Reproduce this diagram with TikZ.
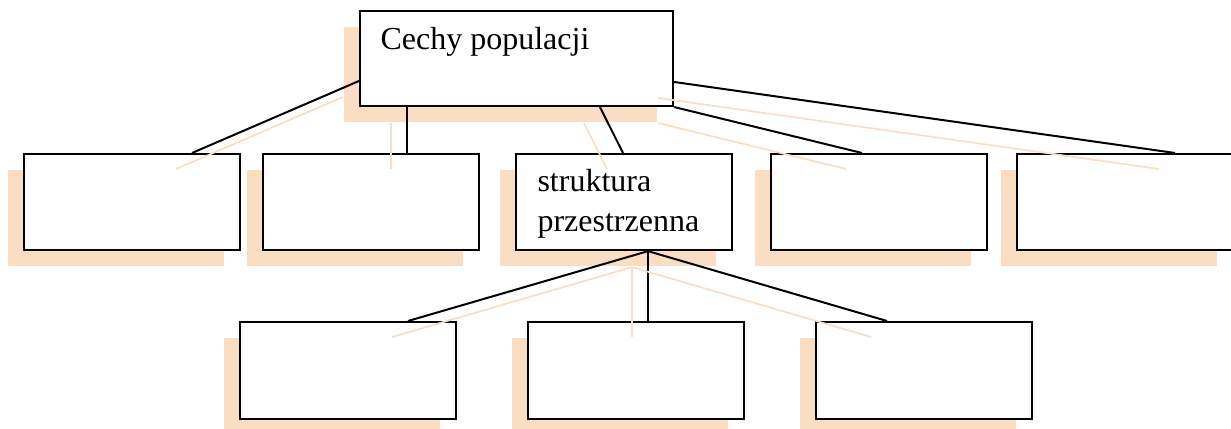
\documentclass[tikz,border=0pt]{standalone}
\usepackage{fontspec}
\setmainfont{Liberation Serif}
\usetikzlibrary{calc,shadows}
\definecolor{peach}{RGB}{250,222,196}
\tikzset{
  box/.style={draw, fill=white, line width=0.8pt, rectangle, inner sep=0pt,
    anchor=north west, minimum width=81pt, minimum height=36pt,
    general shadow={fill=peach, shadow xshift=-6pt, shadow yshift=-6pt}},
  link/.style={line width=0.75pt},
  linkshadow/.style={draw=peach, line width=0.65pt,
    transform canvas={xshift=-6pt, yshift=-6pt}},
  boxtext/.style={anchor=base west, inner sep=0pt, align=left,
    font=\fontsize{12}{15}\selectfont}
}
\begin{document}
\begin{tikzpicture}[x=0.375pt, y=-0.375pt]
  \useasboundingbox (0,0) rectangle (1231,429);
  \node[box, minimum width=117.4pt, minimum height=35.6pt] (top) at (359,10) {};
  \node[box] (b1) at (23,153)   {};
  \node[box] (b2) at (262,153)  {};
  \node[box] (b3) at (515,153)  {};
  \node[box] (b4) at (770,153)  {};
  \node[box] (b5) at (1016,153) {};
  \node[box, minimum height=36.4pt] (c1) at (239,321) {};
  \node[box, minimum height=36.4pt] (c2) at (527,321) {};
  \node[box, minimum height=36.4pt] (c3) at (815,321) {};
  \node[boxtext] (cechy) at ($(top.north west)+(21,40)$) {Cechy populacji};
  \node[boxtext] (struktura) at ($(b3.north west)+(22,79)$) {struktura\\przestrzenna};

  \coordinate (t1) at ($(top.north west)+(0,71)$);
  \coordinate (t2) at ($(top.south west)+(48,0)$);
  \coordinate (t3) at ($(top.south west)+(241,0)$);
  \coordinate (t4) at (top.south east);
  \coordinate (t5) at ($(top.north east)+(0,72)$);
  \coordinate (s1) at ($(b1.north west)+(169,0)$);
  \coordinate (s2) at ($(b2.north west)+(145,0)$);
  \coordinate (s3) at ($(b3.north west)+(108,0)$);
  \coordinate (s4) at ($(b4.north west)+(92,0)$);
  \coordinate (s5) at ($(b5.north west)+(159,0)$);
  \coordinate (m)  at ($(b3.south west)+(133,0)$);
  \coordinate (d1) at ($(c1.north west)+(169,0)$);
  \coordinate (d2) at ($(c2.north west)+(121,0)$);
  \coordinate (d3) at ($(c3.north west)+(72,0)$);

  \foreach \a/\b in {t1/s1, t2/s2, t3/s3, t4/s4, t5/s5, m/d1, m/d2, m/d3}
    \draw[link] (\a) -- (\b);
  \foreach \a/\b in {t1/s1, t2/s2, t3/s3, t4/s4, t5/s5, m/d1, m/d2, m/d3}
    \draw[linkshadow] (\a) -- (\b);
\end{tikzpicture}
\end{document}
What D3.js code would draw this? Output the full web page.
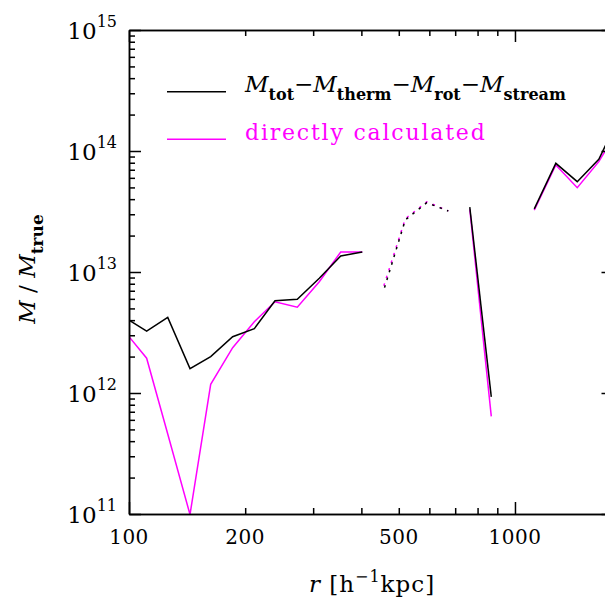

Exercise -
The pictures in the entries should be left out; output everything else exactly.

Worked answer -
Reproduce this diagram with TikZ.
\documentclass[tikz,border=0pt]{standalone}
\usepackage{fontspec}
\setmainfont{Liberation Serif}
\usetikzlibrary{calc,shadows}
\definecolor{peach}{RGB}{250,222,196}
\tikzset{
  box/.style={draw, fill=white, line width=0.8pt, rectangle, inner sep=0pt,
    anchor=north west, minimum width=81pt, minimum height=36pt,
    general shadow={fill=peach, shadow xshift=-6pt, shadow yshift=-6pt}},
  link/.style={line width=0.75pt},
  linkshadow/.style={draw=peach, line width=0.65pt,
    transform canvas={xshift=-6pt, yshift=-6pt}},
  boxtext/.style={anchor=base west, inner sep=0pt, align=left,
    font=\fontsize{12}{15}\selectfont}
}
\begin{document}
\begin{tikzpicture}[x=0.375pt, y=-0.375pt]
  \useasboundingbox (0,0) rectangle (1231,429);
  \node[box, minimum width=117.4pt, minimum height=35.6pt] (top) at (359,10) {};
  \node[box] (b1) at (23,153)   {};
  \node[box] (b2) at (262,153)  {};
  \node[box] (b3) at (515,153)  {};
  \node[box] (b4) at (770,153)  {};
  \node[box] (b5) at (1016,153) {};
  \node[box, minimum height=36.4pt] (c1) at (239,321) {};
  \node[box, minimum height=36.4pt] (c2) at (527,321) {};
  \node[box, minimum height=36.4pt] (c3) at (815,321) {};
  \node[boxtext] (cechy) at ($(top.north west)+(21,40)$) {Cechy populacji};
  \node[boxtext] (struktura) at ($(b3.north west)+(22,79)$) {struktura\\przestrzenna};

  \coordinate (t1) at ($(top.north west)+(0,71)$);
  \coordinate (t2) at ($(top.south west)+(48,0)$);
  \coordinate (t3) at ($(top.south west)+(241,0)$);
  \coordinate (t4) at (top.south east);
  \coordinate (t5) at ($(top.north east)+(0,72)$);
  \coordinate (s1) at ($(b1.north west)+(169,0)$);
  \coordinate (s2) at ($(b2.north west)+(145,0)$);
  \coordinate (s3) at ($(b3.north west)+(108,0)$);
  \coordinate (s4) at ($(b4.north west)+(92,0)$);
  \coordinate (s5) at ($(b5.north west)+(159,0)$);
  \coordinate (m)  at ($(b3.south west)+(133,0)$);
  \coordinate (d1) at ($(c1.north west)+(169,0)$);
  \coordinate (d2) at ($(c2.north west)+(121,0)$);
  \coordinate (d3) at ($(c3.north west)+(72,0)$);

  \foreach \a/\b in {t1/s1, t2/s2, t3/s3, t4/s4, t5/s5, m/d1, m/d2, m/d3}
    \draw[link] (\a) -- (\b);
  \foreach \a/\b in {t1/s1, t2/s2, t3/s3, t4/s4, t5/s5, m/d1, m/d2, m/d3}
    \draw[linkshadow] (\a) -- (\b);
\end{tikzpicture}
\end{document}
What D3.js code would draw this? Output the full web page.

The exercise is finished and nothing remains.